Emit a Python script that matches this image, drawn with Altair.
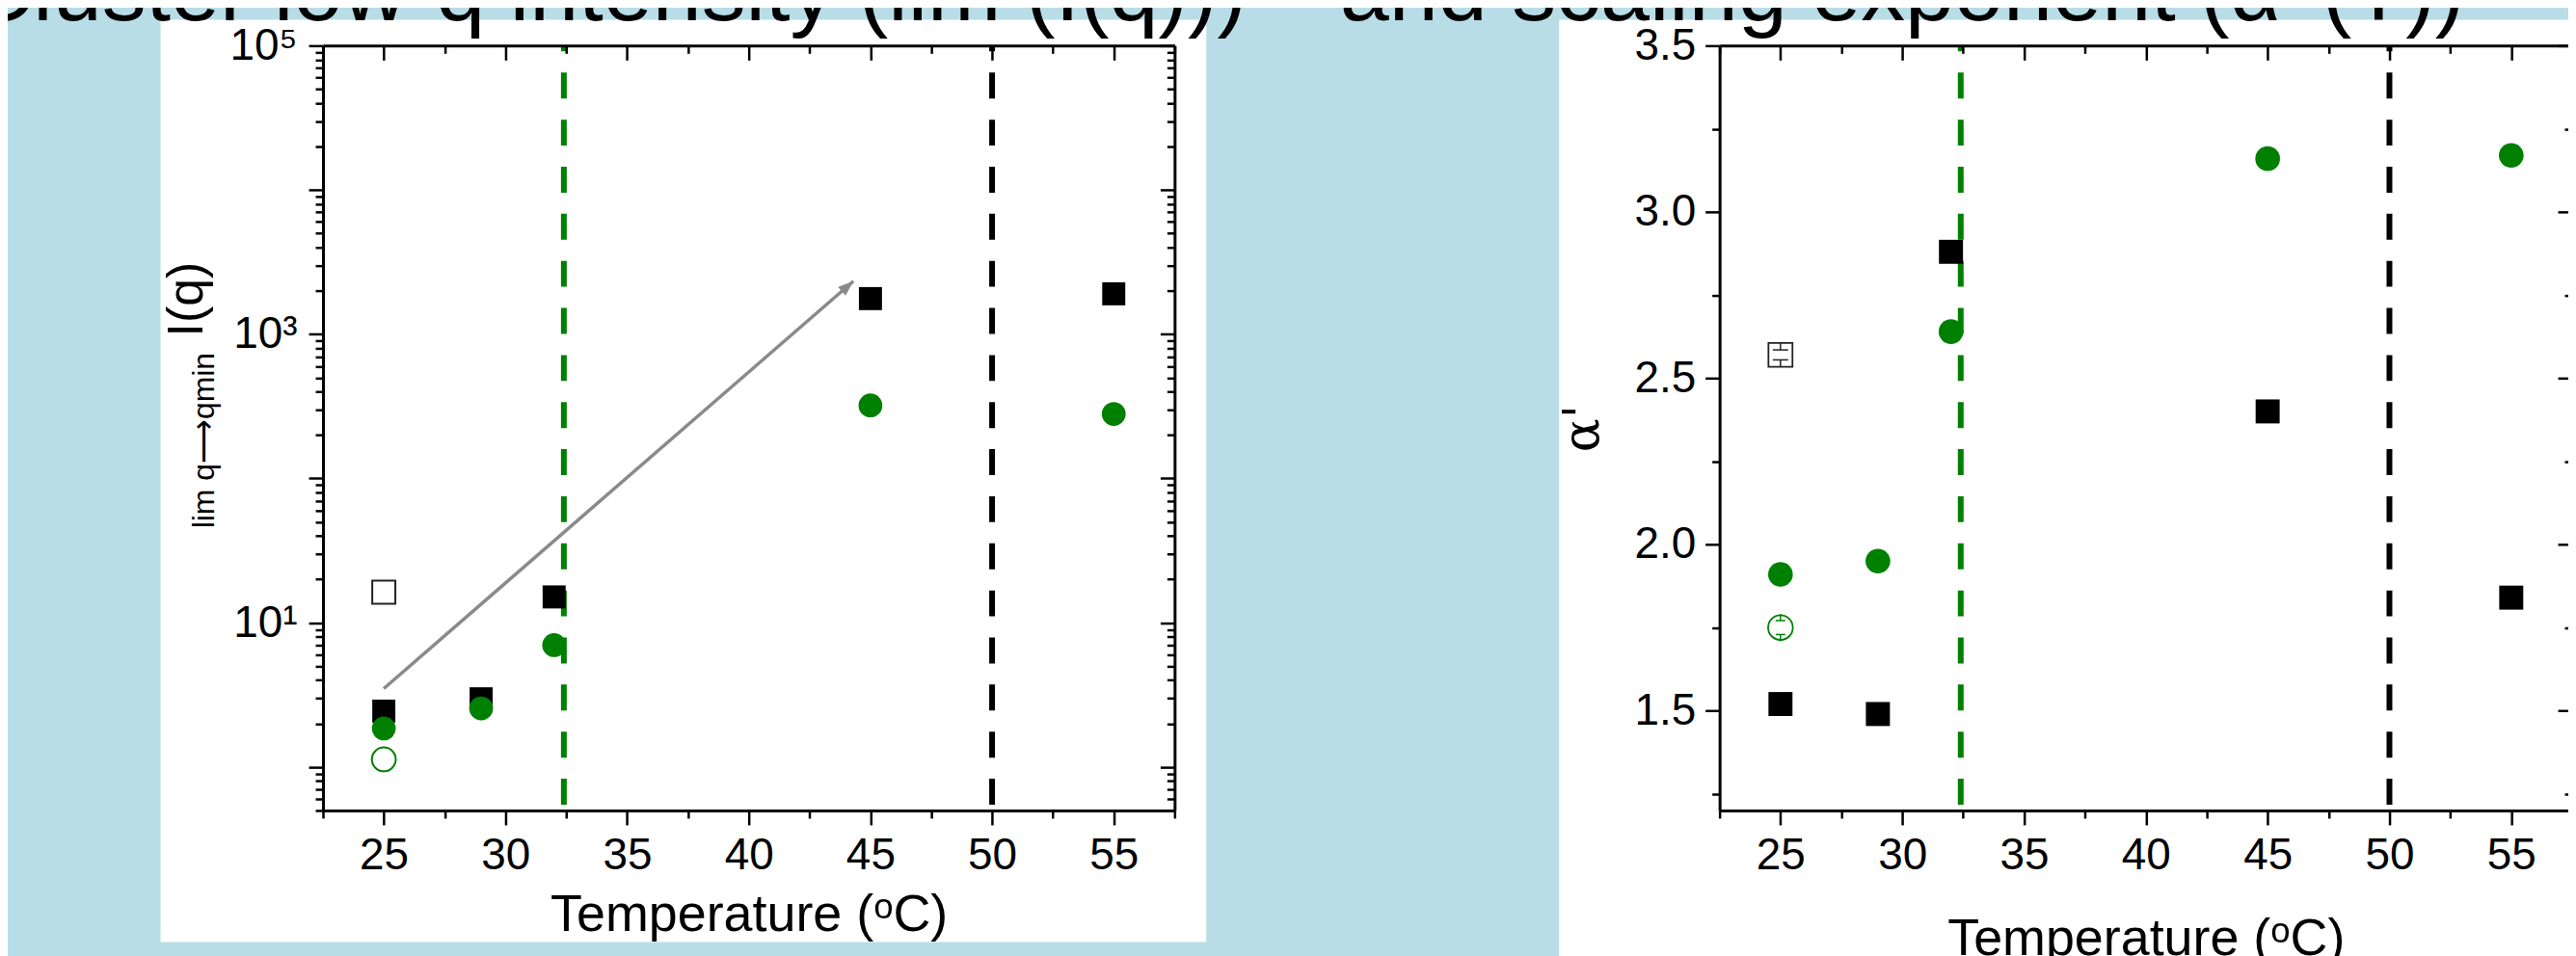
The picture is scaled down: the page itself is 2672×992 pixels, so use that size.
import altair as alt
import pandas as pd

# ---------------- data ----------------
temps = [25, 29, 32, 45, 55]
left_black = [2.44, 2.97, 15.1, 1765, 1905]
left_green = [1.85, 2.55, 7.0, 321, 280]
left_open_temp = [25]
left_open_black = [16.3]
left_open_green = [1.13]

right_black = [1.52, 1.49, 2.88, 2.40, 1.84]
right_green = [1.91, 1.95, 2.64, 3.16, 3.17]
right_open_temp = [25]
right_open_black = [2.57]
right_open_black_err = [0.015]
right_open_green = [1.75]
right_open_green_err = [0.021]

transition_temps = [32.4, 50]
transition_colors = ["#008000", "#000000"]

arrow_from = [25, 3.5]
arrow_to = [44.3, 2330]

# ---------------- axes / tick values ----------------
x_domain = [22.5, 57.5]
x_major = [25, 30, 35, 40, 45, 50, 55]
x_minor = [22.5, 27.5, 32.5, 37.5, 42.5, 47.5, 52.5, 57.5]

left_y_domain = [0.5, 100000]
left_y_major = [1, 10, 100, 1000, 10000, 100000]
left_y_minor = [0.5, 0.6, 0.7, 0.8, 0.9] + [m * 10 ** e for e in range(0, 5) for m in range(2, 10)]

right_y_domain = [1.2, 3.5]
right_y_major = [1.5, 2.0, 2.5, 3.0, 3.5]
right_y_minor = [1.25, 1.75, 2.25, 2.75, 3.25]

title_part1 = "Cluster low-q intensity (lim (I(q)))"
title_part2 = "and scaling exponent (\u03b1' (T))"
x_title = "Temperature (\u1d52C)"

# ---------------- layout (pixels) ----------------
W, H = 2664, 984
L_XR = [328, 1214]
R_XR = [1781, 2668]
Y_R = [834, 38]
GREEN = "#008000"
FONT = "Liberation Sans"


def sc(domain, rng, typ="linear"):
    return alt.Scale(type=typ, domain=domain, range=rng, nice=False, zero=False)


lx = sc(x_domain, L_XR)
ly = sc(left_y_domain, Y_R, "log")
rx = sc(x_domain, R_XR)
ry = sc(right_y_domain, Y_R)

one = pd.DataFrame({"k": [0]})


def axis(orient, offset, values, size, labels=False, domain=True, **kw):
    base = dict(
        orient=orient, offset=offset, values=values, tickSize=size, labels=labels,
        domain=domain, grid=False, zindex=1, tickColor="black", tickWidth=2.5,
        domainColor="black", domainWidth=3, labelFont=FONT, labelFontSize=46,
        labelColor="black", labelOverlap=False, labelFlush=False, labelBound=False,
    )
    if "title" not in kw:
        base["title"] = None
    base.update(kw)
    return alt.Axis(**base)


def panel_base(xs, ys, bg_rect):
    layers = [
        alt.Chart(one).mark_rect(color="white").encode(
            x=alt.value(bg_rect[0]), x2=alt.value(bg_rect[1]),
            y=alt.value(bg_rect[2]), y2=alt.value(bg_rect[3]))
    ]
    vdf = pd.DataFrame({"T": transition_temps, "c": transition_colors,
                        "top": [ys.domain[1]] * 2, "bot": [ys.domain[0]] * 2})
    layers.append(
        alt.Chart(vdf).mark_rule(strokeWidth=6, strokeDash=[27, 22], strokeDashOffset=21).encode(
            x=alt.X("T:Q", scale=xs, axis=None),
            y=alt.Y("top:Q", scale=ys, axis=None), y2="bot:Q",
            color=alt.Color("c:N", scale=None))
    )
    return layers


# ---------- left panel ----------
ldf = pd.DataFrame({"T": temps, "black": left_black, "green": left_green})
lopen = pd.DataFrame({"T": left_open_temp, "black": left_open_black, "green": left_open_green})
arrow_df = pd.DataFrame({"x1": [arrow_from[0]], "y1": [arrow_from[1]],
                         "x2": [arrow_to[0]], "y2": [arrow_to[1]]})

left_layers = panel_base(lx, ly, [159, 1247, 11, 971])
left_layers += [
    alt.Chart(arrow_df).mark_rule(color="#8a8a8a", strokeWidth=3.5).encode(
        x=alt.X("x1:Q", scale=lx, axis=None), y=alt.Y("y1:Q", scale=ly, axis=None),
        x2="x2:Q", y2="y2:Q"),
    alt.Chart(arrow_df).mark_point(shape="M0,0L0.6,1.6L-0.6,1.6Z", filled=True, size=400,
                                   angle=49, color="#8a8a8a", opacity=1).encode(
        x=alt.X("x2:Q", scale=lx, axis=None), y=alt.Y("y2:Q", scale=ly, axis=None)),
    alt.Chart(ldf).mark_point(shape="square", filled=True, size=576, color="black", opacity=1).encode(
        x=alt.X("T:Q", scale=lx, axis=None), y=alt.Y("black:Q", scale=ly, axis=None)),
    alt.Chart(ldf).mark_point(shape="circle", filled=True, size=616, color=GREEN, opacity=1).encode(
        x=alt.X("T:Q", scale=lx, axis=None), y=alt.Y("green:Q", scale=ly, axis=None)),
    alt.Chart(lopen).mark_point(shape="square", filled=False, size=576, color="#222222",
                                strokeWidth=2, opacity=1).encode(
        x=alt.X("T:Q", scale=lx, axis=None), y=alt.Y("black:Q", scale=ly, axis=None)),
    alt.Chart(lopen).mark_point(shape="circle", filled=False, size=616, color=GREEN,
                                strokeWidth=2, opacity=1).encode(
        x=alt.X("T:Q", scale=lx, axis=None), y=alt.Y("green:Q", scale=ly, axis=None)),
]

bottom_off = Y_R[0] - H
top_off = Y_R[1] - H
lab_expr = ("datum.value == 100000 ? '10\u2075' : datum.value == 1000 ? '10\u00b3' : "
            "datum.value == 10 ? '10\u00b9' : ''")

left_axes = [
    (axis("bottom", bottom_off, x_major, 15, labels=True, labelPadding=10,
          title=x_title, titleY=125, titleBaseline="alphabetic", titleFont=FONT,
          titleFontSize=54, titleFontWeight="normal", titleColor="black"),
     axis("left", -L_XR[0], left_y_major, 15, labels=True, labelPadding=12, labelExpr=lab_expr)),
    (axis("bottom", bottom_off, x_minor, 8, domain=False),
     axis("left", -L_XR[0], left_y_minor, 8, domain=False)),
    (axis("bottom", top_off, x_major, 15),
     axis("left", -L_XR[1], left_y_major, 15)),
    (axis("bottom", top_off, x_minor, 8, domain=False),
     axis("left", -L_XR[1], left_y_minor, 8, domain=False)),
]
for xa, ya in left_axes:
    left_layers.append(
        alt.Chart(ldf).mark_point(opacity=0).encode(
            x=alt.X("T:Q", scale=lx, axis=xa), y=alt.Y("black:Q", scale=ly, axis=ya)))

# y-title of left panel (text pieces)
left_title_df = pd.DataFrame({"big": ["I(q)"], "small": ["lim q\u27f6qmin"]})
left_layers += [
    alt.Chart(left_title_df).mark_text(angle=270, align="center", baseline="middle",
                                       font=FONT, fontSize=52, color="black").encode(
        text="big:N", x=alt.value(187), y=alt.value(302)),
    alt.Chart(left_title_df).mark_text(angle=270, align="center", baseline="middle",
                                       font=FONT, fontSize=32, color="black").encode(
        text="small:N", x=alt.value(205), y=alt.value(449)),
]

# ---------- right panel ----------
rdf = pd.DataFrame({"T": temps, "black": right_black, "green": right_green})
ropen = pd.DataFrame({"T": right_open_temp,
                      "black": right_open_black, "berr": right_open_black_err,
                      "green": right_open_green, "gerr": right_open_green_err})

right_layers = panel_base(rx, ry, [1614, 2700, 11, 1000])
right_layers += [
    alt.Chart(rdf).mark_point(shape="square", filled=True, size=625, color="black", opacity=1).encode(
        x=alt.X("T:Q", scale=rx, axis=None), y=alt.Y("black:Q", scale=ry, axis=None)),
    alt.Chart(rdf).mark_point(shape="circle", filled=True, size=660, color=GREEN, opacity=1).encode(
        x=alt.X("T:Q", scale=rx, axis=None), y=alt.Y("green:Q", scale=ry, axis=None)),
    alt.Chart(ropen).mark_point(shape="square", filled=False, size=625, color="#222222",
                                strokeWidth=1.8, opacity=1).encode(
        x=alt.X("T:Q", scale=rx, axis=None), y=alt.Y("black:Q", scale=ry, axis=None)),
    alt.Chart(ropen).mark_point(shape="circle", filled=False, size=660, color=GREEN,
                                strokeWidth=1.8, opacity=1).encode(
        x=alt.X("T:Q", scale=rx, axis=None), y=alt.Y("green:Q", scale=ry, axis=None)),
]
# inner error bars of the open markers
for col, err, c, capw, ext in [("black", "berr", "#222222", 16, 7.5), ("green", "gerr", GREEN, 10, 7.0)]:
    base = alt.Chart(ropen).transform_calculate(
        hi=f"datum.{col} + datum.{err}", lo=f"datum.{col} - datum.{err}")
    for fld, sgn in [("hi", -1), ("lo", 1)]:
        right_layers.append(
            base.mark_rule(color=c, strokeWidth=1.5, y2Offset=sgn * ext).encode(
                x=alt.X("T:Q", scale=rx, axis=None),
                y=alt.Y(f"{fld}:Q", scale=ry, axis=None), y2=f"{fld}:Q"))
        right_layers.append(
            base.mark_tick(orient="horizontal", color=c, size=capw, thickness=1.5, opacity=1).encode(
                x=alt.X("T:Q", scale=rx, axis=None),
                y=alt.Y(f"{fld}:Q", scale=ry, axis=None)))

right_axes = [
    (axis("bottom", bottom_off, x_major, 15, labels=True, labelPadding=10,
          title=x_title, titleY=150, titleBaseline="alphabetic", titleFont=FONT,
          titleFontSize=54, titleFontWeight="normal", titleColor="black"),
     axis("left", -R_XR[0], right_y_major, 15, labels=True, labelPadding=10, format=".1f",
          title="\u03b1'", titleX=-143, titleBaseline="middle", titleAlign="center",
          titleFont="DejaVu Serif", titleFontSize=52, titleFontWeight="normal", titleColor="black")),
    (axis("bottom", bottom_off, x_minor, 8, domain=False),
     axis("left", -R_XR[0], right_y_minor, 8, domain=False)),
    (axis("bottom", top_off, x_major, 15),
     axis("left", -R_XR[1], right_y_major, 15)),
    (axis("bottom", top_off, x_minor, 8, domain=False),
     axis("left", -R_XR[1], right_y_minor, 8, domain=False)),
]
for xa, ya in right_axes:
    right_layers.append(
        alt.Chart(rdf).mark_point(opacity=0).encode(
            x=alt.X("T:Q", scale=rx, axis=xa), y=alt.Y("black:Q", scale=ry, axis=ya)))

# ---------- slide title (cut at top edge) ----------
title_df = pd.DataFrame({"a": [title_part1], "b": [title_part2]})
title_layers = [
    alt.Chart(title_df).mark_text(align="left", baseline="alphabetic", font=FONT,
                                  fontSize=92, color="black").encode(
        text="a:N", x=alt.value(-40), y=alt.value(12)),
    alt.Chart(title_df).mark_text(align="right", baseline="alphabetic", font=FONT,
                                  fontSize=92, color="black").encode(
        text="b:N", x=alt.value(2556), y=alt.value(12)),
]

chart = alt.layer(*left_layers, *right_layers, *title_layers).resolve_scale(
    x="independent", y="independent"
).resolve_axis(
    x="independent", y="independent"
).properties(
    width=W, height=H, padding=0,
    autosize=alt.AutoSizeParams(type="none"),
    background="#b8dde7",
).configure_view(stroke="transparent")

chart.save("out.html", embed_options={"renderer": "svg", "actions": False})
================
§ GIVEN TASK
Pictures stay out. Repeat only the lines from the beginning of the data through the line that has "left_open_green = [1.13]".

§ ANSWER
Emit a Python script that matches this image, drawn with Altair.
The picture is scaled down: the page itself is 2672×992 pixels, so use that size.
import altair as alt
import pandas as pd

# ---------------- data ----------------
temps = [25, 29, 32, 45, 55]
left_black = [2.44, 2.97, 15.1, 1765, 1905]
left_green = [1.85, 2.55, 7.0, 321, 280]
left_open_temp = [25]
left_open_black = [16.3]
left_open_green = [1.13]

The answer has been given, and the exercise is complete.